— TO DO —
Lines containing the word "that" should be extracted in full.

— RECORDS PROVIDED —

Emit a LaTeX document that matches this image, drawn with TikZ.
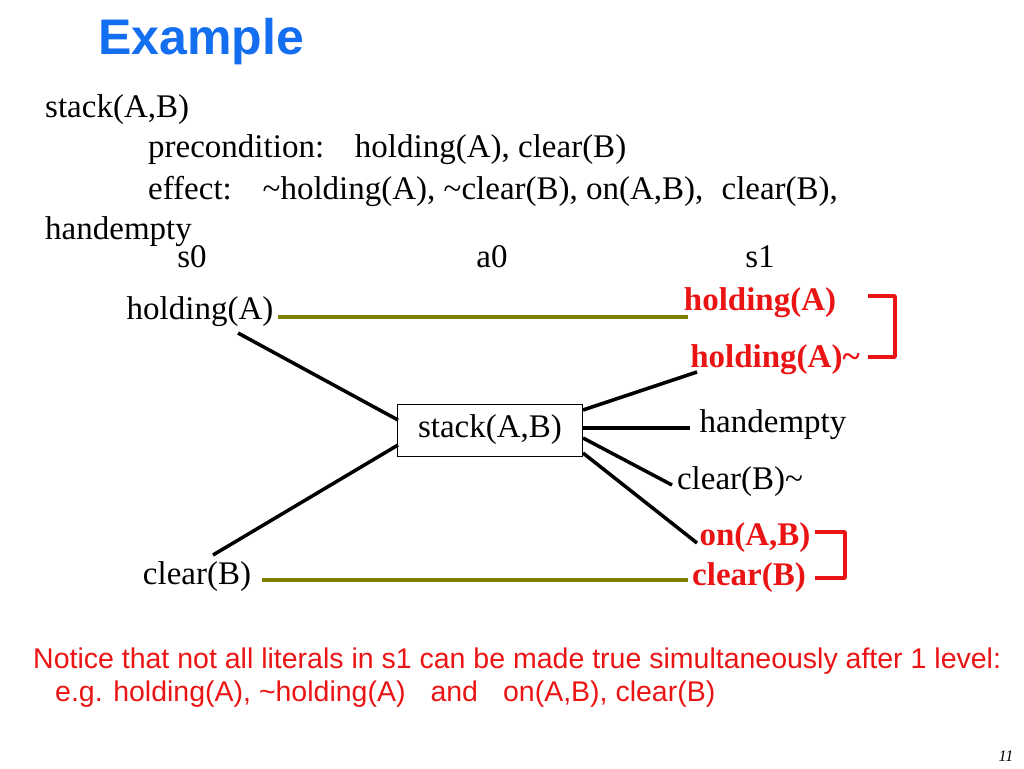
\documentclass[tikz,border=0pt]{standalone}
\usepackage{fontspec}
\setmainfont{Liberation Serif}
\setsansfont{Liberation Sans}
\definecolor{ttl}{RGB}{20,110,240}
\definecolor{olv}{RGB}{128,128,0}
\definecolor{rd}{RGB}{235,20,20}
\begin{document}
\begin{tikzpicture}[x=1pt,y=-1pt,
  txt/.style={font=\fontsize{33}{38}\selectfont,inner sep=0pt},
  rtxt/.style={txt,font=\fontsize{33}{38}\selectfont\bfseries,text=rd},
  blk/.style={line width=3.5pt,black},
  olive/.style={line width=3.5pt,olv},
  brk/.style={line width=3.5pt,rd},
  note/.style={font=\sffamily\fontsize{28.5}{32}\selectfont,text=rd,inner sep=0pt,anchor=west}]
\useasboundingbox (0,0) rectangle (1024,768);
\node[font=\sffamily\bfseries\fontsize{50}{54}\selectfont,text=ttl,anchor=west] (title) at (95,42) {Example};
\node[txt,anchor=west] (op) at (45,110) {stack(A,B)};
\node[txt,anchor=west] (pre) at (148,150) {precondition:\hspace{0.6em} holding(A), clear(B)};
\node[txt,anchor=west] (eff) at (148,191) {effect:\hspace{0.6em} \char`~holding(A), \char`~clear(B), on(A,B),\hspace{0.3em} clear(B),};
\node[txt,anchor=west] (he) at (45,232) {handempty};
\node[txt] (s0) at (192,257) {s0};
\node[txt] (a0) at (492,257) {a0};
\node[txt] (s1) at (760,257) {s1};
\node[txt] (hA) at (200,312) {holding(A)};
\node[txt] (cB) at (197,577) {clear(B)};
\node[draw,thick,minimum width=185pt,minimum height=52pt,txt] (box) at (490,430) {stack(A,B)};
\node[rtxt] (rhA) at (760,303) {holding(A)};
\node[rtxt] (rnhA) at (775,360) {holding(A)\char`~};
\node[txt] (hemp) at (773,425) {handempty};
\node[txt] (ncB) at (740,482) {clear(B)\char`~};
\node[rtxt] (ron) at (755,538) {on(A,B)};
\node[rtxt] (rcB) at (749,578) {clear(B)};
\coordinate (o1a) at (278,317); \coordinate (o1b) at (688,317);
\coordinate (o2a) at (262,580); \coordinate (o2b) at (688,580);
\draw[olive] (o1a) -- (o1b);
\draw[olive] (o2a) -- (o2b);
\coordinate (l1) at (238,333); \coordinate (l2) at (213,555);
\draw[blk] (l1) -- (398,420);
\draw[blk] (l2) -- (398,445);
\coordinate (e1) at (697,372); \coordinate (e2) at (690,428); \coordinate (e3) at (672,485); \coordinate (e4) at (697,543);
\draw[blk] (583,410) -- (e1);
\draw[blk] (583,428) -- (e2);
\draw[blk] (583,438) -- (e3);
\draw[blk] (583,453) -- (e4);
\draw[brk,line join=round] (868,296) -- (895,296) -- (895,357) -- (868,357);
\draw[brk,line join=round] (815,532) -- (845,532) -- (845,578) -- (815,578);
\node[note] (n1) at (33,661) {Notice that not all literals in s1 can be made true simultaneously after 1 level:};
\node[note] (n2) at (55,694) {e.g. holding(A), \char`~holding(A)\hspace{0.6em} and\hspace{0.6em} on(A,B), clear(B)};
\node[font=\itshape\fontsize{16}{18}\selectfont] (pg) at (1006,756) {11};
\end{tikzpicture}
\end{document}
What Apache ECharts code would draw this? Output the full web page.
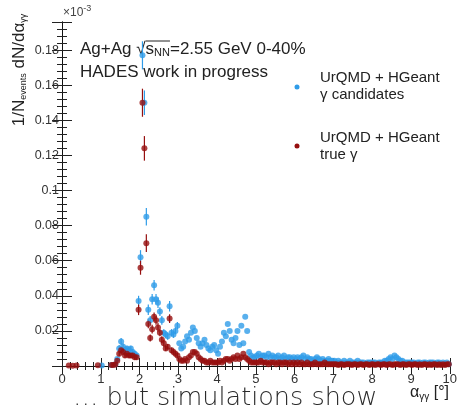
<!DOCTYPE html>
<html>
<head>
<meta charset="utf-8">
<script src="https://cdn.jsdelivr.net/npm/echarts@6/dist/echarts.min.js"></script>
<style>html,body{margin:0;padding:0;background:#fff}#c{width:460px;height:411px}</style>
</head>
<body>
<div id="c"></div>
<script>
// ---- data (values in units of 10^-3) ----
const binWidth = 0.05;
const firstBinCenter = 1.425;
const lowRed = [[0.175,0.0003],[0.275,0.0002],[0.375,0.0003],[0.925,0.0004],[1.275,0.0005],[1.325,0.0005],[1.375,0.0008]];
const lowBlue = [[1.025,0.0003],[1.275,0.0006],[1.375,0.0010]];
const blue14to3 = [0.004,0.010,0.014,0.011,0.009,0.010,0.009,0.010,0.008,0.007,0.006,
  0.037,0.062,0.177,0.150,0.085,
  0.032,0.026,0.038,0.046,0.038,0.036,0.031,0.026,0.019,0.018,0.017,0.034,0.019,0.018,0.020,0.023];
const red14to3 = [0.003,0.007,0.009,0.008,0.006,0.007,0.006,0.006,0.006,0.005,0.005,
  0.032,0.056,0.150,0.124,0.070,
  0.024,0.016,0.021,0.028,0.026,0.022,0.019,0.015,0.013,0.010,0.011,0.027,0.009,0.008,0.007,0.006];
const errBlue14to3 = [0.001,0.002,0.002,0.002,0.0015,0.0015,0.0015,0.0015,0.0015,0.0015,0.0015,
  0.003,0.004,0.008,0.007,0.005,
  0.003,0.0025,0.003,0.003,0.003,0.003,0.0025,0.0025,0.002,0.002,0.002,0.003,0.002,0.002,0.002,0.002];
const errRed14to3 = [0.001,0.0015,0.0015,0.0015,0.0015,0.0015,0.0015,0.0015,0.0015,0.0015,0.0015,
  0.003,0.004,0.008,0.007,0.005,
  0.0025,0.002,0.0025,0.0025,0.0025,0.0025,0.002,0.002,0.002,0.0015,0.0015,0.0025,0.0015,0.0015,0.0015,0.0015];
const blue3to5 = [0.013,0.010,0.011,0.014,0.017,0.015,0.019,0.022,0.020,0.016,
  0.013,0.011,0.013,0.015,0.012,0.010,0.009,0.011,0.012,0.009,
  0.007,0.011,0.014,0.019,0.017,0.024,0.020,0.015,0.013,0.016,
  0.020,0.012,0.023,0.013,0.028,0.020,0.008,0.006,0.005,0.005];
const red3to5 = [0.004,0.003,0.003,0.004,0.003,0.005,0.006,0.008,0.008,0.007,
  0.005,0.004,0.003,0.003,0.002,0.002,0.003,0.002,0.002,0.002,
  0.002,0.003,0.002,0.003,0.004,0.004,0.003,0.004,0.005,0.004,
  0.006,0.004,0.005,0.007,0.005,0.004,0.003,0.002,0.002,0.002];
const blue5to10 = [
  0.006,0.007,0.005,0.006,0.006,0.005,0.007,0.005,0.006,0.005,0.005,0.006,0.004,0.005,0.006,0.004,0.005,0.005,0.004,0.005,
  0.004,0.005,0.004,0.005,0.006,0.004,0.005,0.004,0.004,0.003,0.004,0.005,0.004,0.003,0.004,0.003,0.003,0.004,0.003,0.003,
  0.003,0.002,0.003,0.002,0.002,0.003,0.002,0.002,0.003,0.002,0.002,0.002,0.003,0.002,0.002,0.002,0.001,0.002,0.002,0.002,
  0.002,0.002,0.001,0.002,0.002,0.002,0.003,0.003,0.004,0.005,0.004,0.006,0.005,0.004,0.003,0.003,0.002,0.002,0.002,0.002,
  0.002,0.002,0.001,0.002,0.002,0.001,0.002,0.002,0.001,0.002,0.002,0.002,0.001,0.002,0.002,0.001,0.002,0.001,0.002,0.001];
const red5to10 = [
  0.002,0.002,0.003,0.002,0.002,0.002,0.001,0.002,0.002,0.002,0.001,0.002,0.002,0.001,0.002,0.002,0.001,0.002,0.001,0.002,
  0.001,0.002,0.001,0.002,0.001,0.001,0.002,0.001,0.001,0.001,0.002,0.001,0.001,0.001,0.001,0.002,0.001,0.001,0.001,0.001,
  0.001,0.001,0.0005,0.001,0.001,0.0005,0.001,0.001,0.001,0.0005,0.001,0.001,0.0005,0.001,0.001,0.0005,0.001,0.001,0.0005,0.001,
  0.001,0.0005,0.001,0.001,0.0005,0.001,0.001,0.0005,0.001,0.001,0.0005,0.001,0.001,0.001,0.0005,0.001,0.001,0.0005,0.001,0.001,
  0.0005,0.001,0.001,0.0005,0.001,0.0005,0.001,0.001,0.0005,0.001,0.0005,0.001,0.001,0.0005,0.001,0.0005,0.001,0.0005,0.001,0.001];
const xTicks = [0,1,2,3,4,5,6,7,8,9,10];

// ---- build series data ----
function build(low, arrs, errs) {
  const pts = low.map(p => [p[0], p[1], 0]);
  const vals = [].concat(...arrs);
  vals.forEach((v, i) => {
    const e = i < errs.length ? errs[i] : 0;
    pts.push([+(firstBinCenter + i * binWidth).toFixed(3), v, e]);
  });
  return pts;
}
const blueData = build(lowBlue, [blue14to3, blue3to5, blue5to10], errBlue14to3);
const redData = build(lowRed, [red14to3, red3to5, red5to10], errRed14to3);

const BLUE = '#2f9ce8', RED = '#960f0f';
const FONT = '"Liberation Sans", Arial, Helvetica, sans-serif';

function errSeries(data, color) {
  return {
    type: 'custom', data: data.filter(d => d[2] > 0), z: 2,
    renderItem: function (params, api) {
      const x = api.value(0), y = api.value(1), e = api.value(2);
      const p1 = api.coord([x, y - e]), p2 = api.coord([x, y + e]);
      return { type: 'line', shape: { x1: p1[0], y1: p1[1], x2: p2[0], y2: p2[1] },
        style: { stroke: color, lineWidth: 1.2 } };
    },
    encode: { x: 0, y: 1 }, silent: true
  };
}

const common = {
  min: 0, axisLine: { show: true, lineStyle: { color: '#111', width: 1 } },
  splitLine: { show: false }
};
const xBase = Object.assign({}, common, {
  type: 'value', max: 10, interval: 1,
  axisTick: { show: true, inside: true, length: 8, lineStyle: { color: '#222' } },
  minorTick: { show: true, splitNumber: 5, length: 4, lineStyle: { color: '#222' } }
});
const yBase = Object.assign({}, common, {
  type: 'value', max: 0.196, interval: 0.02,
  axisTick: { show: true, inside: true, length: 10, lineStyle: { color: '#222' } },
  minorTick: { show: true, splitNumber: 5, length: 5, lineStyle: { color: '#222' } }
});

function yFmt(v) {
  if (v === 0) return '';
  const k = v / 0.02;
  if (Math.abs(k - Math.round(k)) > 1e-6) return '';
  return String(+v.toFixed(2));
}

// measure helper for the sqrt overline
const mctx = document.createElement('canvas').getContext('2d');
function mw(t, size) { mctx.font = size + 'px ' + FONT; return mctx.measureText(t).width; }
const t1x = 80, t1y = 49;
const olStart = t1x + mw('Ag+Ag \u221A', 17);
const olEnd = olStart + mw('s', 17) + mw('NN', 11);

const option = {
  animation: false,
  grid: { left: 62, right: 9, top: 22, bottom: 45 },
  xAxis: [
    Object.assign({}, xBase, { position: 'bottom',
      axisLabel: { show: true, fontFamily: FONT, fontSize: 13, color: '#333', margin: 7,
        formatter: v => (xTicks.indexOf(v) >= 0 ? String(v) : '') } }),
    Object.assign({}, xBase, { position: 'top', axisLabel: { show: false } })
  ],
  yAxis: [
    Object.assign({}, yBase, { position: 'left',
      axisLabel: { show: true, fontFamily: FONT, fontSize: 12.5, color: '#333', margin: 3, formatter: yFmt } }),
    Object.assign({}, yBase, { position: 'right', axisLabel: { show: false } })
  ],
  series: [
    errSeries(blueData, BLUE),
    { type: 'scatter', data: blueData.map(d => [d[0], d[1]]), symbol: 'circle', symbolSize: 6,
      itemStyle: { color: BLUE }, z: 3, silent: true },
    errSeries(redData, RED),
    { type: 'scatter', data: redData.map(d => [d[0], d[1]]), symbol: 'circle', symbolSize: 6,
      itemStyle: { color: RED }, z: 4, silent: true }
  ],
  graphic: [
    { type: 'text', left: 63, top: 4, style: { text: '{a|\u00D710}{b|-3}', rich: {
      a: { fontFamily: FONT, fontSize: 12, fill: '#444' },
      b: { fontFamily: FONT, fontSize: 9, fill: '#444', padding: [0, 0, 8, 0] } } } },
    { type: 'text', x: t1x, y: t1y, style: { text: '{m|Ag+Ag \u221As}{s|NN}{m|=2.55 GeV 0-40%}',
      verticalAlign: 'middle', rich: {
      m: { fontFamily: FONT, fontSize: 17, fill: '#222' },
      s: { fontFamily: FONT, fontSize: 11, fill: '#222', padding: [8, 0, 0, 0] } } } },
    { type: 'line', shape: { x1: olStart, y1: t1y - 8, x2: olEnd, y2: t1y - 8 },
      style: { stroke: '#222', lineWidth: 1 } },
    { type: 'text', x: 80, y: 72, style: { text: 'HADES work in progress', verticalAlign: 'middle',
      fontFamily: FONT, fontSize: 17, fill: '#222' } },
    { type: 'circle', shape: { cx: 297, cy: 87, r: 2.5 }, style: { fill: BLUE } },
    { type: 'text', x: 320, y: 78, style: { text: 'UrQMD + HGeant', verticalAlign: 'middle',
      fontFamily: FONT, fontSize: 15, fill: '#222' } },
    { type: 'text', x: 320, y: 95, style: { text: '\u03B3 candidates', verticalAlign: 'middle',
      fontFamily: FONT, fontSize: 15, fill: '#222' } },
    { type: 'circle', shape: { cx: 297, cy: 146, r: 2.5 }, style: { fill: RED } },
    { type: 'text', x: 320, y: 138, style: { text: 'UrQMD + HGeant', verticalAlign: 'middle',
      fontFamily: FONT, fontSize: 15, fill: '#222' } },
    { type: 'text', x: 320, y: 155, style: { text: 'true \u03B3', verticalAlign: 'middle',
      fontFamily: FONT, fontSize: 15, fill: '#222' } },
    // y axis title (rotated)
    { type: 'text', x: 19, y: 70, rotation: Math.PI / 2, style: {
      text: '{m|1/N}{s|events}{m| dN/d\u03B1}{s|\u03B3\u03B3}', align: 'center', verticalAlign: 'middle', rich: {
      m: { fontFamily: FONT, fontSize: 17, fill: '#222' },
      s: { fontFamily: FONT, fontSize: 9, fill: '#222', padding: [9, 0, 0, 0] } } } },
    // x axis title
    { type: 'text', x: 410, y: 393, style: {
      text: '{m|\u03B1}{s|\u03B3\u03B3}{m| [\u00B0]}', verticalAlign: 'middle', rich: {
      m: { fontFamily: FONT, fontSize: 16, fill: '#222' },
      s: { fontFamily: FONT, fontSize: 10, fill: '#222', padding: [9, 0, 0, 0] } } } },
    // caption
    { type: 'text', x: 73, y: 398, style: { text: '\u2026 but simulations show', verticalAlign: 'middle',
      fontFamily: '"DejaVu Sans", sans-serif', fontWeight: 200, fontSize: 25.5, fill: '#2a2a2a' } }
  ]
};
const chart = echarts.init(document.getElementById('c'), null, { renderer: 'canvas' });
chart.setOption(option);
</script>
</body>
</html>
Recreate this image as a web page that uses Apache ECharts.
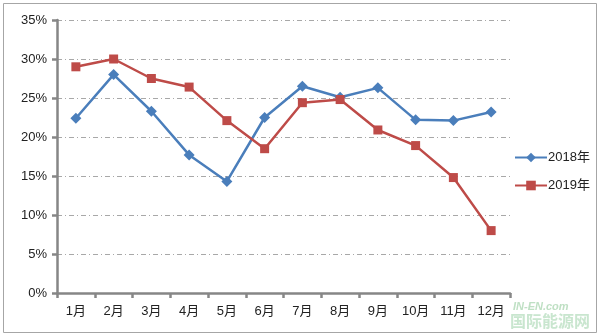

— WRITTEN RESPONSE —
Emit a LaTeX document that matches this image, drawn with TikZ.
\node[note] (n1) at (33,661) {Notice that not all literals in s1 can be made true simultaneously after 1 level:};
Recreate this image as a web page that uses Apache ECharts.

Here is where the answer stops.